实验结果表明:在A380.0铝合金中加入Mg元素后,与基体合金相比,合金的铸态组织得到了一定程度的细化,合金中出现了一定数量的Mg2Si相,该相沿晶界呈不连续状分布。Mg元素在α(Al)中较大的固溶度所引起的固溶强化作用,Mg2Si在基体中的弥散强化作用、热处理强化相的沉淀强化作用以及Mg元素富集于固液界面前沿所造成的成分过冷作用会细化α(Al)二次枝晶臂间距,这些因素综合起来较大程度地提高了基体的力学性能。随Mg含量的增加,合金的抗拉强度和硬度呈现先上升后下降的趋势。当合金中的含Mg量达到0.9%时,抗拉强度达到最大值,为195MPa,与基体合金的抗拉强度175MPa相比,提高了11.43%;Mg含量为1.5%时,硬度最高,为81.9HV,相对基体合金68.4HV提高了19.74%。热处理后各合金的力学性能得到了显著的提高。基体合金经T6处理后,抗拉强度为207 MPa,硬度为86.4HV。随着Mg含量的增加,合金的抗拉强度和硬度在呈现先上升后下降的变化趋势,当Mg含量为0.9%时,抗拉强度达到最大值,为292MPa,比基体合金经同样的热处理工艺提高了41.06%;Mg含量为1.5%时合金的硬度最大,为153HV,比基体合金提高了77.08%。
在A380.0合金中加入Nd元素后,合金的组织得到了显著的细化,Nd元素还对合金中的共晶Si.Al9FeSi3相,Al3.21 Si0.47相形貌有了显著的改变,使其针片状的形貌改变为短棒状,尖锐的棱角变得较为圆滑,晶界处的化合物分布均匀,这些都降低了原合金中针片状化合物对基体的割裂作用,因此较大幅度地提高了合金的强度和硬度。Nd元素所具有的活泼化学性质和降低表面张力的作用,一方面对合金基体中的针片状共晶硅起到变质作用,改善了这些相在基体中的分布形态;另一方面,其在α(Al)中非常小的固溶度使其富集于固液界面前沿中的液相边界层中,阻碍了Al原子的扩散,其引起的成分过冷作用也细化了晶粒。随Nd含量的增加,合金的抗拉强度和硬度呈现先上升后下降的趋势。当合金中添加0.5%的稀土元素Nd时,合金的抗拉强度和硬度均达到最大值,分别为217MPa和99HV,相比基体合金175MPa和68.4HV,提高了24%和44.74%,随着Nd添加量的进一步增加,其力学性能开始下降。

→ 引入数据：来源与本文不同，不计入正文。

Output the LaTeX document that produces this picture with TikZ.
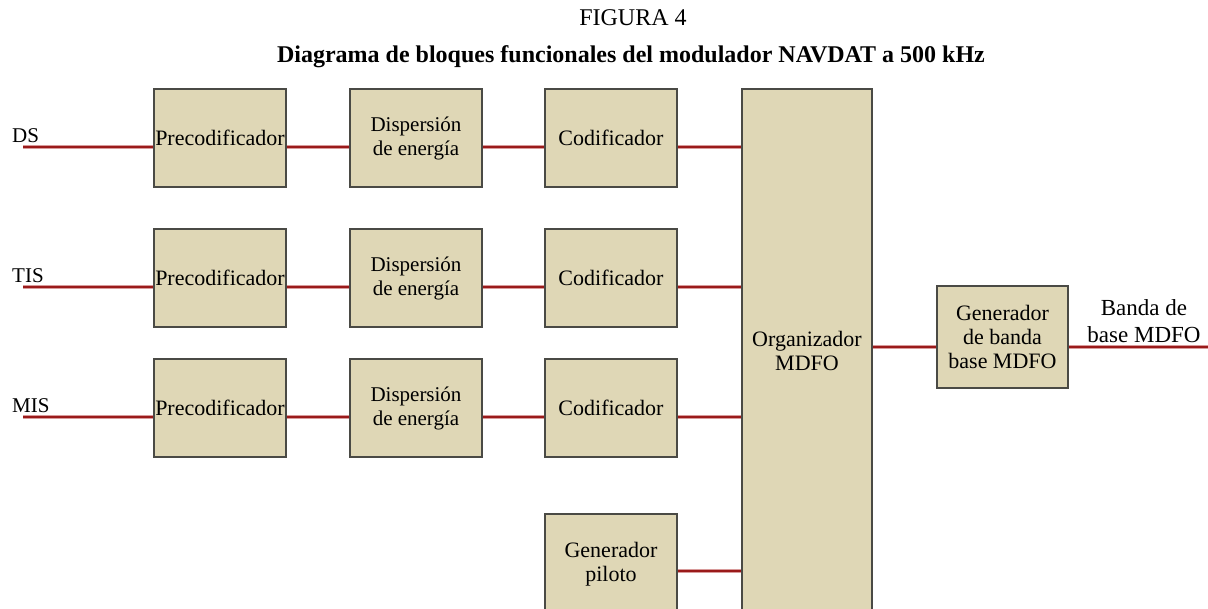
\documentclass[tikz,border=0pt]{standalone}
\usepackage{fontspec}
\setmainfont{Liberation Serif}
\usetikzlibrary{calc}
\definecolor{boxfill}{HTML}{DFD7B6}
\definecolor{boxline}{HTML}{4A4A45}
\definecolor{wire}{HTML}{9A1A1A}
\definecolor{wirehalo}{HTML}{D89A9A}
\tikzset{
  blk/.style={draw=boxline, line width=1.6pt, fill=boxfill, minimum width=132pt, inner sep=1pt, align=center, font=\fontsize{22}{24}\selectfont},
  dispblk/.style={blk, font=\fontsize{21}{24}\selectfont},
  wirelink/.style={draw=wire, line width=2.4pt, preaction={draw=wirehalo, line width=4pt}},
  lbl/.style={font=\fontsize{21}{24}\selectfont, inner sep=0pt, align=center}
}
\begin{document}
\begin{tikzpicture}[x=1pt,y=-1pt]
\useasboundingbox (0,0) rectangle (1208,609);
\clip (0,0) rectangle (1208,609);
\fill[white] (0,0) rectangle (1208,609);
% titles
\node[lbl, font=\fontsize{24}{26}\selectfont] (title) at (633,18) {FIGURA 4};
\node[lbl, font=\fontsize{24}{26}\selectfont\bfseries] (subtitle) at (631,57) {Diagrama de bloques funcionales del modulador NAVDAT a 500 kHz};
% row reference coordinates
\coordinate (r1) at (0,147);
\coordinate (r2) at (0,287);
\coordinate (r3) at (0,417);
\coordinate (r4) at (0,571);
\coordinate (r5) at (0,347);
% blocks
\node[blk, minimum height=98pt, inner sep=0pt] (p1) at (220,138) {Precodificador};
\node[dispblk, minimum height=98pt] (d1) at (416,138) {Dispersión\\de energía};
\node[blk, minimum height=98pt] (c1) at (611,138) {Codificador};
\node[blk, minimum height=98pt, inner sep=0pt] (p2) at (220,278) {Precodificador};
\node[dispblk, minimum height=98pt] (d2) at (416,278) {Dispersión\\de energía};
\node[blk, minimum height=98pt] (c2) at (611,278) {Codificador};
\node[blk, minimum height=98pt, inner sep=0pt] (p3) at (220,408) {Precodificador};
\node[dispblk, minimum height=98pt] (d3) at (416,408) {Dispersión\\de energía};
\node[blk, minimum height=98pt] (c3) at (611,408) {Codificador};
\node[blk, minimum height=100pt] (pil) at (611,564) {Generador\\piloto};
\node[blk, minimum width=130pt, minimum height=524pt] (org) at (807,351) {Organizador\\MDFO};
\node[blk, minimum width=131pt, minimum height=102pt] (gen) at (1002.5,337) {Generador\\de banda\\base MDFO};
% inputs / output
\coordinate (in1) at (23,147);
\coordinate (in2) at (23,287);
\coordinate (in3) at (23,417);
\coordinate (out) at (1208,347);
\node[lbl, anchor=base west] (ds) at (12,143) {DS};
\node[lbl, anchor=base west] (tis) at (12,283) {TIS};
\node[lbl, anchor=base west] (mis) at (12,413) {MIS};
\node[lbl, font=\fontsize{23}{27}\selectfont] (outlbl) at (1144,321) {Banda de\\base MDFO};
% wires
\draw[wirelink] (in1) -- (p1.west |- r1);
\draw[wirelink] (in2) -- (p2.west |- r2);
\draw[wirelink] (in3) -- (p3.west |- r3);
\draw[wirelink] (p1.east |- r1) -- (d1.west |- r1);
\draw[wirelink] (p2.east |- r2) -- (d2.west |- r2);
\draw[wirelink] (p3.east |- r3) -- (d3.west |- r3);
\draw[wirelink] (d1.east |- r1) -- (c1.west |- r1);
\draw[wirelink] (d2.east |- r2) -- (c2.west |- r2);
\draw[wirelink] (d3.east |- r3) -- (c3.west |- r3);
\draw[wirelink] (c1.east |- r1) -- (org.west |- r1);
\draw[wirelink] (c2.east |- r2) -- (org.west |- r2);
\draw[wirelink] (c3.east |- r3) -- (org.west |- r3);
\draw[wirelink] (pil.east |- r4) -- (org.west |- r4);
\draw[wirelink] (org.east |- r5) -- (gen.west |- r5);
\draw[wirelink] (gen.east |- r5) -- (out);
\end{tikzpicture}
\end{document}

热处理后各合金的力学性能得到了显著的提高,抗拉强度和硬度呈现先上升后下降的变化趋势,当合金中的Nd含量为0.5%时,抗拉强度达到最大值,为301MPa,与A380.0基体的强度207MPa相比,增加了45.4%,合金的硬度此时也最好,为197HV,相对于基体合金86.4HV提高了128%。
A380.0 aluminum alloy is the main subject investigated in this paper, and the influnces of Mg and Nd elements seperately on the microstructures and mechanical properties under as-cast and T6 treatment conditions are studied by means of tensile strength,hardness,and elongation of the specimens.,he appropriate amount of Mg or Nd element is pursued. Phases composition,microstructures and fractography are studied by means of XRD,SEM,EDAX, which is heplful to study the interaction of the constituents in the A380.0 aluminumalloywith Mg or Nd element through the microstructures and macro-properties.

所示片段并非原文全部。